Come What May and Love It -- A Printable for You

It seems like there have been a lot of things happening around me lately reminding me that life is hard. Life is really, really, really, really hard. Not mine, mind you, but there are tragedies occurring in the lives of those I love. There is sickness and disease. There are hard decisions being faced. There is sadness and regret and uncertainty. There are bad things happening to some really, truly good people.

But this one little phrase keeps coming back to me--one that I heard in LDS General Conference way back in October of 2008. Elder Joseph B. Wirthlin spoke about overcoming adversity. He gave four very specific suggestions for dealing with difficult situations: learn to laugh, seek an eternal perspective, understand the principle of compensation, and trust in Heavenly Father and Jesus Christ. His talk has stuck with me, though--and will continue to stick with me my whole life--simply because of one phrase. When life becomes difficult and you have to "[drink] deeply from the cup of disappointment, sorrow,  and loss" he said: come what may, and love it. 

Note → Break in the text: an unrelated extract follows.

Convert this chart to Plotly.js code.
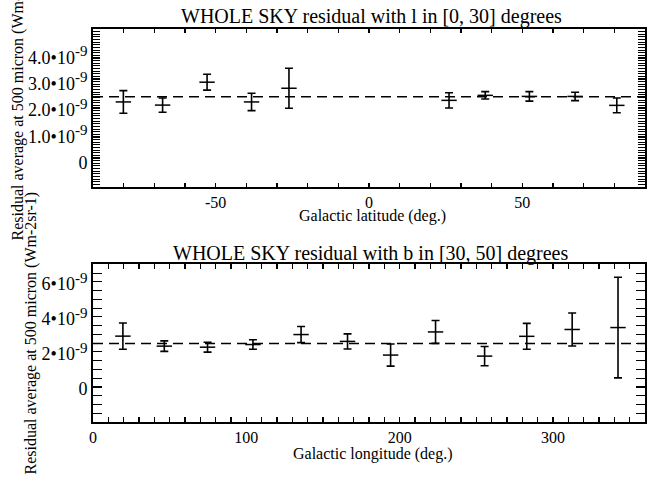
<!DOCTYPE html>
<html>
<head>
<meta charset="utf-8">
<script src="https://cdn.plot.ly/plotly-3.0.1.min.js"></script>
<style>html,body{margin:0;padding:0;background:#fff;}#chart{width:651px;height:482px;}</style>
</head>
<body>
<div id="chart"></div>
<script>
// ---- Data: top panel (l in [0,30]) ----
const latTop = [-80.1, -67.3, -52.8, -38.3, -26.1, 26.1, 37.9, 52.3, 67.2, 80.8];
const resTop = [2.23e-9, 2.11e-9, 2.98e-9, 2.23e-9, 2.75e-9, 2.29e-9, 2.48e-9, 2.44e-9, 2.44e-9, 2.10e-9];
const errTop = [0.43e-9, 0.27e-9, 0.30e-9, 0.33e-9, 0.76e-9, 0.29e-9, 0.14e-9, 0.18e-9, 0.16e-9, 0.28e-9];
const refTop = 2.43e-9;
const xRangeTop = [-90, 90];
const yRangeTop = [-1e-9, 5e-9];
const yTickValsTop = [0, 1e-9, 2e-9, 3e-9, 4e-9];
const yTickTextTop = ["0", "1.0•10", "2.0•10", "3.0•10", "4.0•10"];
const yTickExpTop = ["", "-9", "-9", "-9", "-9"];
const xTickValsTop = [-50, 0, 50];
const xTickTextTop = ["-50", "0", "50"];

// ---- Data: bottom panel (b in [30,50]) ----
const lonBot = [19.5, 46.5, 74.7, 104.3, 135.7, 166.0, 194.1, 223.4, 255.4, 282.9, 312.5, 342.4];
const resBot = [2.90e-9, 2.33e-9, 2.27e-9, 2.42e-9, 2.99e-9, 2.60e-9, 1.82e-9, 3.14e-9, 1.76e-9, 2.89e-9, 3.28e-9, 3.39e-9];
const errBot = [0.75e-9, 0.30e-9, 0.28e-9, 0.27e-9, 0.46e-9, 0.43e-9, 0.63e-9, 0.65e-9, 0.55e-9, 0.74e-9, 0.94e-9, 2.87e-9];
const refBot = 2.48e-9;
const xRangeBot = [0, 360];
const yRangeBot = [-2e-9, 7e-9];
const yTickValsBot = [0, 2e-9, 4e-9, 6e-9];
const yTickTextBot = ["0", "2•10", "4•10", "6•10"];
const yTickExpBot = ["", "-9", "-9", "-9"];
const xTickValsBot = [0, 100, 200, 300];
const xTickTextBot = ["0", "100", "200", "300"];

// ---- Minor tick spacing (in axis units, as steps) ----
const minorStepTop = {x: 10, y: 1e-10};
const minorStepBot = {x: 10, y: 5e-10};

// ---- Text ----
const titleTop = "WHOLE SKY residual with l in [0, 30] degrees";
const titleBot = "WHOLE SKY residual with b in [30, 50] degrees";
const xTitleTop = "Galactic latitude (deg.)";
const xTitleBot = "Galactic longitude (deg.)";
const yTitle = "Residual average at 500 micron (Wm-2sr-1)";

const FONT = "Liberation Serif, Times New Roman, serif";
const W = 651, H = 482;
const M = {l: 93, r: 6, t: 29, b: 60};
const plotW = W - M.l - M.r, plotH = H - M.t - M.b;
const px2x = p => (p - M.l) / plotW;
const px2y = p => (H - M.b - p) / plotH;

const withExp = (txt, exp) => txt.map((t, i) => exp[i] ? t + "<sup><span style='font-size:15px'>" + exp[i] + "</span></sup>" : t);

// Merge labelled major ticks with unlabelled minor ticks for an axis range
function tickSet(range, step, majorVals, majorText) {
  const vals = [], text = [];
  const n = Math.round((range[1] - range[0]) / step);
  for (let i = 0; i <= n; i++) {
    const v = range[0] + i * step;
    const k = majorVals.findIndex(m => Math.abs(m - v) < step * 1e-3);
    vals.push(k >= 0 ? majorVals[k] : v);
    text.push(k >= 0 ? majorText[k] : "");
  }
  return {tickvals: vals, ticktext: text};
}

function errTrace(x, y, e, xa, ya) {
  return {
    x: x, y: y, xaxis: xa, yaxis: ya, type: 'scatter', mode: 'markers',
    marker: {symbol: 'line-ew', size: 11, color: '#000', line: {color: '#000', width: 1.5}},
    error_y: {type: 'data', array: e, visible: true, color: '#000', thickness: 1.6, width: 4},
    showlegend: false, hoverinfo: 'skip', cliponaxis: false
  };
}
function refTrace(range, level, xa, ya) {
  return {
    x: range, y: [level, level], xaxis: xa, yaxis: ya, type: 'scatter', mode: 'lines',
    line: {color: '#000', width: 1.6, dash: '10px,6px'}, showlegend: false, hoverinfo: 'skip'
  };
}

const data = [
  refTrace(xRangeTop, refTop, 'x', 'y'),
  errTrace(latTop, resTop, errTop, 'x', 'y'),
  refTrace(xRangeBot, refBot, 'x2', 'y2'),
  errTrace(lonBot, resBot, errBot, 'x2', 'y2')
];

function axis(extra) {
  return Object.assign({
    showline: true, linecolor: '#000', linewidth: 2, mirror: 'allticks',
    ticks: 'inside', tickcolor: '#000', tickwidth: 1.1,
    showgrid: false, zeroline: false, tickmode: 'array',
    tickfont: {family: FONT, size: 18, color: '#000'}
  }, extra);
}

const layout = {
  width: W, height: H, margin: M,
  paper_bgcolor: '#fff', plot_bgcolor: '#fff',
  font: {family: FONT, color: '#000'},
  xaxis: axis(Object.assign({domain: [0, 1], anchor: 'y', range: xRangeTop, ticklen: 4,
    tickfont: {family: FONT, size: 16, color: '#000'}},
    tickSet(xRangeTop, minorStepTop.x, xTickValsTop, xTickTextTop))),
  yaxis: axis(Object.assign({domain: [px2y(187), 1], anchor: 'x', range: yRangeTop, ticklen: 7, ticklabelshift: 2},
    tickSet(yRangeTop, minorStepTop.y, yTickValsTop, withExp(yTickTextTop, yTickExpTop)))),
  xaxis2: axis(Object.assign({domain: [0, 1], anchor: 'y2', range: xRangeBot, ticklen: 5,
    tickfont: {family: FONT, size: 16, color: '#000'}},
    tickSet(xRangeBot, minorStepBot.x, xTickValsBot, xTickTextBot))),
  yaxis2: axis(Object.assign({domain: [0, px2y(264.3)], anchor: 'x2', range: yRangeBot, ticklen: 9, ticklabelshift: 2},
    tickSet(yRangeBot, minorStepBot.y, yTickValsBot, withExp(yTickTextBot, yTickExpBot)))),
  annotations: [
    {text: titleTop, xref: 'paper', yref: 'paper', x: px2x(371), y: px2y(17), showarrow: false,
     xanchor: 'center', yanchor: 'middle', font: {family: FONT, size: 20, color: '#000'}},
    {text: titleBot, xref: 'paper', yref: 'paper', x: px2x(371), y: px2y(253), showarrow: false,
     xanchor: 'center', yanchor: 'middle', font: {family: FONT, size: 20, color: '#000'}},
    {text: xTitleTop, xref: 'paper', yref: 'paper', x: px2x(372), y: px2y(216), showarrow: false,
     xanchor: 'center', yanchor: 'middle', font: {family: FONT, size: 16, color: '#000'}},
    {text: xTitleBot, xref: 'paper', yref: 'paper', x: px2x(373), y: px2y(454), showarrow: false,
     xanchor: 'center', yanchor: 'middle', font: {family: FONT, size: 16, color: '#000'}},
    {text: yTitle, xref: 'paper', yref: 'paper', x: px2x(17), y: px2y(243), showarrow: false,
     textangle: -90, xanchor: 'center', yanchor: 'bottom', font: {family: FONT, size: 16, color: '#000'}},
    {text: yTitle, xref: 'paper', yref: 'paper', x: px2x(30), y: px2y(477), showarrow: false,
     textangle: -90, xanchor: 'center', yanchor: 'bottom', font: {family: FONT, size: 16, color: '#000'}}
  ]
};

Plotly.newPlot('chart', data, layout, {staticPlot: true, displayModeBar: false});
</script>
</body>
</html>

It was a phrase his mother taught him, and he explains it a little further: 

"How can we love days that are filled with sorrow? We can’t—at least not in the moment. I don’t think my mother was suggesting that we suppress discouragement or deny the reality of pain. I don’t think she was suggesting that we smother unpleasant truths beneath a cloak of pretended happiness. But I do believe that the way we react to adversity can be a major factor in how happy and successful we can be in life."
 I just really love that. I love that he teaches us that we don't have to deny the reality of pain, but that we also don't have to wallow in it. I love the hope implied in that phrase. That whatever may come, you can eventually learn to love and cherish the times of pain because of what they helped you become. Elder Wirthlin, again:

"These experiences, while often difficult to bear at the time, are precisely the kinds of experiences that stretch our understanding, build our character, and increase our compassion for others."
And again, possibly my favorite part:

"That which is taken away from those who love the Lord will be added unto them in His own way. While it may not come at the time we desire, the faithful will know that every tear today will eventually be returned a hundredfold with tears of rejoicing and gratitude."
 And I don't think that means only members of the Church. I think it means everyone who is living the best way they know how in this confusing, heart-wrenching world. I think it means every child of God who is, in his or her own way, trying to be like Him. Even if they don't believe in Him. I know that Heavenly Father will compensate for the hardships we have to face in this life. That he will turn every sorrow into an even greater joy.

Wow, this post got way heavier than I ever meant it to be. I really just wanted to share with you guys this little piece of, ahem, art I created for my own home. But when I started writing, I realized I couldn't share it without telling you why it is so important to me.

Anyway, I used this tutorial from Cheri over at I Am Momma: Hear Me Roar to make a printable of the phrase Come What May and Love It. It's been on my mind to do for a while, and lately, I just realized how much I want this reminder up in my home. So here it is:

If you're noticing that it looks a bit like this print that has been so popular lately, well, yes, it was definitely inspired by these WWII posters:

I always loved these posters, but I felt like Elder Wirthlin's phrase held more meaning for me. So, you want it? All you have to do is click on the picture, which should take you to the full-size version, which you can then download and print, using your favorite method. It can be printed as large as 8 x 10, but larger that that it will not look so nice. 

I was actually going to make you guys leave me a comment if you wanted the printable, and then I'd email it to you, but that seemed like more work than it was worth. Plus it seemed a little, um, beggary? But if you'd like to leave me a comment, anyway, I'm telling you, it would totally make my day.


Allison said...

I love you Charity. I love reading your posts.

George and Ruth said...

Beautifully written. Beautifully felt. "I believe in Christ so come what may" is a phrase I remind myself of often. I also thought that the "Come what may and Love It" talk was a talk to keep in my "talks to be reread often" file.

Janet said...

i am doing a yw lesson on change and used your printable. thanks! janet

Katie said...

This is my favorite quote, I googled it and found your printable. Thank you.

Gerb said...

I wrote a blog that made this quote come to mind and I found your printable online and shared it in my post. I loved your thoughts on the talk it comes from, too! Thanks for sharing your talents - and thoughts. :)

Jess said...

I just wanted to let you know that I am using this talk for my Relief Society lesson tomorrow. I am also using your printable as my hand out. thanks so much for sharing!